Chocolate–Espresso Lava Cakes with Espresso Whipped Cream

makes 6

DO NOT OVER BAKE!  Bake just until top is puffed & crispy and cake tester inserted comes out with thick batter attached.

DO NOT OVER BAKE!

Bake just until top is puffed & crispy and cake tester inserted comes out with thick batter attached.

65 g (½ cups)  all-purpose flour

48 g (¼ cup plus 2 tbsp)  cocoa powder

5 g (2½ tsp)  espresso powder or instant coffee

4 ml (¾ tsp)  baking powder

115 g (½ cup)  salted butter, melted

105 g (½ cup)  sugar

75 g (½ cup packed)  brown sugar

2  eggs

4 ml (¾ tsp)  vanilla extract

1 ml (1/8 tsp)  almond extract

60 g (about 6 tbsp)  coarsely chopped dark chocolate, or chocolate chips

For Espresso Whipped Cream:

240 g (1 cup) chilled whipping cream

7 g (1 tbsp)  icing sugar

2.5 ml (½ tsp) espresso powder or instant coffee

Whisk together flour, cocoa powder, teaspoons espresso powder, and baking powder in a medium bowl.  Place melted butter in large bowl; add both sugars and whisk until well blended. Whisk in eggs 1 at a time, then vanilla and almond extracts.  Whisk in dry ingredients.  Divide batter among six small ovenproof coffee cups or ramekins (about 1/3 cup in each).  Divide chopped chocolate among coffee cups, about 1 Tbsp per cup.  Gently press chocolate into batter.  Cover and refrigerate at least 2 hours and up to 3 days.
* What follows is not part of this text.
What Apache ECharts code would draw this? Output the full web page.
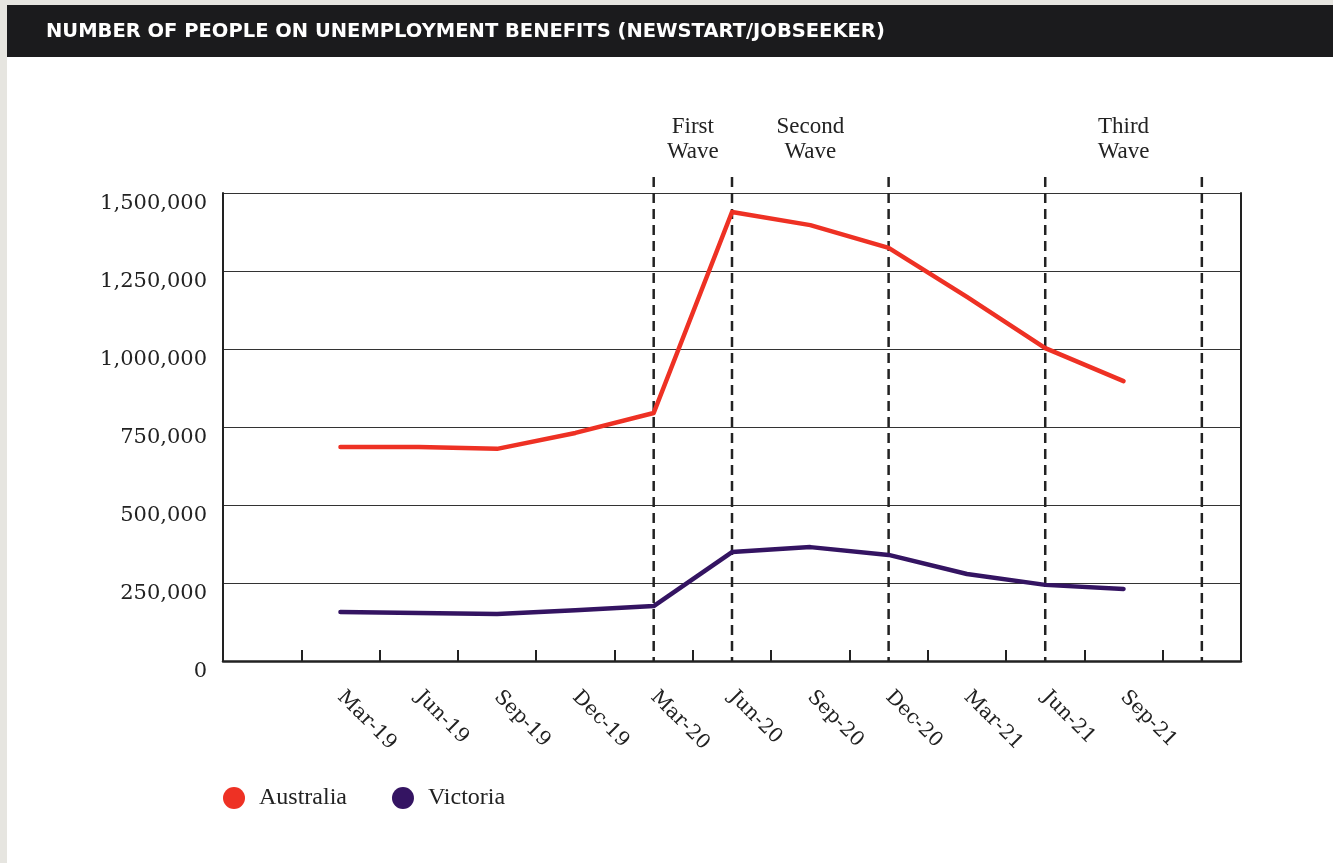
<!DOCTYPE html>
<html>
<head>
<meta charset="utf-8">
<script src="https://cdn.jsdelivr.net/npm/echarts@6/dist/echarts.min.js"></script>
<style>
  html, body { margin: 0; padding: 0; background: #ffffff; }
  #chart { width: 1333px; height: 863px; }
</style>
</head>
<body>
<div id="chart"></div>
<script>
// Quarterly counts of people on Newstart / JobSeeker payments
const titleText = 'NUMBER OF PEOPLE ON UNEMPLOYMENT BENEFITS (NEWSTART/JOBSEEKER)';
// blank slots at both ends keep a margin of one quarter either side
const quarters = ['', 'Mar-19', 'Jun-19', 'Sep-19', 'Dec-19', 'Mar-20', 'Jun-20',
                  'Sep-20', 'Dec-20', 'Mar-21', 'Jun-21', 'Sep-21', ' '];
const australia = [null, 686000, 686000, 680000, 731000, 795000, 1439000,
                   1397000, 1324000, 1167000, 1003000, 897000, null];
const victoria = [null, 157000, 154000, 151000, 163000, 176000, 349000,
                  365000, 340000, 279000, 244000, 231000, null];
const yTicks = [0, 250000, 500000, 750000, 1000000, 1250000, 1500000];
// dashed markers (category index) and the wave labels placed over them
const markerIndex = [5, 6, 8, 10, 12];
const waves = [
  { label: 'First\nWave', at: 5.5 },
  { label: 'Second\nWave', at: 7 },
  { label: 'Third\nWave', at: 11 }
];

const RED = '#ee3124';
const PURPLE = '#341462';
const INK = '#222222';
const axisFont = 'DejaVu Serif';
const textFont = 'Liberation Serif';

const chart = echarts.init(document.getElementById('chart'), null, { renderer: 'canvas' });

const fmt = v => v.toLocaleString('en-US');

const baseGraphics = [
  { type: 'rect', id: 'edgeLeft', silent: true, z: 0,
    shape: { x: 0, y: 0, width: 7, height: 863 }, style: { fill: '#e6e5e0' } },
  { type: 'rect', id: 'edgeTop', silent: true, z: 0,
    shape: { x: 0, y: 0, width: 1333, height: 5 }, style: { fill: '#e6e5e0' } },
  { type: 'rect', id: 'titleBar', silent: true, z: 1,
    shape: { x: 7, y: 5, width: 1326, height: 52 }, style: { fill: '#1b1b1d' } },
  { type: 'text', id: 'titleText', silent: true, z: 2, x: 46, y: 32,
    style: { text: titleText, fill: '#ffffff', font: 'bold 19.5px "DejaVu Sans"',
             textVerticalAlign: 'middle', textAlign: 'left' } }
];

chart.setOption({
  backgroundColor: '#ffffff',
  animation: false,
  grid: { left: 223, right: 92, top: 193, bottom: 202, containLabel: false },
  legend: {
    left: 218, top: 781,
    icon: 'circle', itemWidth: 22, itemHeight: 22, itemGap: 45,
    textStyle: { fontFamily: textFont, fontSize: 24, color: INK, padding: [0, 0, 0, 9] },
    data: ['Australia', 'Victoria']
  },
  xAxis: {
    type: 'category',
    data: quarters,
    boundaryGap: true,
    axisLine: { show: true, lineStyle: { color: INK, width: 2.5 } },
    axisTick: { show: true, inside: true, length: 11, interval: 0,
                lineStyle: { color: INK, width: 2 } },
    axisLabel: { interval: 0, rotate: -45, margin: 33, fontFamily: axisFont,
                 fontSize: 20, color: INK },
    splitLine: { show: false }
  },
  yAxis: [
    {
      type: 'value', min: yTicks[0], max: yTicks[yTicks.length - 1], interval: yTicks[1] - yTicks[0],
      axisLine: { show: true, lineStyle: { color: INK, width: 2 } },
      axisTick: { show: false },
      axisLabel: { margin: 16, fontFamily: axisFont, fontSize: 21, color: INK,
                   verticalAlign: 'top', formatter: fmt },
      splitLine: { show: true, lineStyle: { color: '#333333', width: 1.2 } }
    },
    {
      type: 'value', position: 'right', min: yTicks[0], max: yTicks[yTicks.length - 1],
      interval: yTicks[1] - yTicks[0],
      axisLine: { show: true, lineStyle: { color: INK, width: 2 } },
      axisTick: { show: false }, axisLabel: { show: false }, splitLine: { show: false }
    }
  ],
  series: [
    { name: 'Australia', type: 'line', data: australia, yAxisIndex: 0,
      symbol: 'none', color: RED, lineStyle: { color: RED, width: 4.5, cap: 'round', join: 'round' }, z: 4 },
    { name: 'Victoria', type: 'line', data: victoria, yAxisIndex: 0,
      symbol: 'none', color: PURPLE, lineStyle: { color: PURPLE, width: 4.5, cap: 'round', join: 'round' }, z: 4 }
  ],
  graphic: baseGraphics
});

// dashed wave markers and their labels, placed through the axis scales
const plotBottom = chart.convertToPixel({ gridIndex: 0 }, [0, yTicks[0]])[1];
const plotTop = chart.convertToPixel({ gridIndex: 0 }, [0, yTicks[yTicks.length - 1]])[1];
const xAt = i => {
  const lo = Math.floor(i), hi = Math.ceil(i);
  const a = chart.convertToPixel({ gridIndex: 0 }, [lo, 0])[0];
  const b = chart.convertToPixel({ gridIndex: 0 }, [hi, 0])[0];
  return a + (b - a) * (i - lo);
};
const extra = [];
markerIndex.forEach((idx, k) => {
  const x = xAt(idx);
  extra.push({ type: 'line', id: 'marker' + k, silent: true, z: 3,
    shape: { x1: x, y1: plotTop - 16, x2: x, y2: plotBottom },
    style: { stroke: INK, lineWidth: 2.5, lineDash: [10, 6] } });
});
waves.forEach((w, k) => {
  extra.push({ type: 'text', id: 'wave' + k, silent: true, z: 3,
    x: xAt(w.at), y: plotTop - 54,
    style: { text: w.label, fill: INK, font: '23px "' + textFont + '"',
             textAlign: 'center', textVerticalAlign: 'middle', lineHeight: 25 } });
});
chart.setOption({ graphic: baseGraphics.concat(extra) });
</script>
</body>
</html>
Position rack in center of oven and preheat to 350°F.  Remove plastic wrap from cups and place on a baking sheet and let stand at room temperature for 5 minutes.  Bake until cakes are puffed and crusty and tester inserted into center comes out with thick batter attached, about 20 minutes (do not over bake, cakes will continue to cook as they cool).  Cool cakes 5 minutes.  Top hot cakes with espresso whipped cream and serve.

For the espresso whipped cream:  Combine cream, powdered sugar and remaining 1 teaspoon espresso powder in medium bowl; whisk until peaks form. Chill up to 1 hour.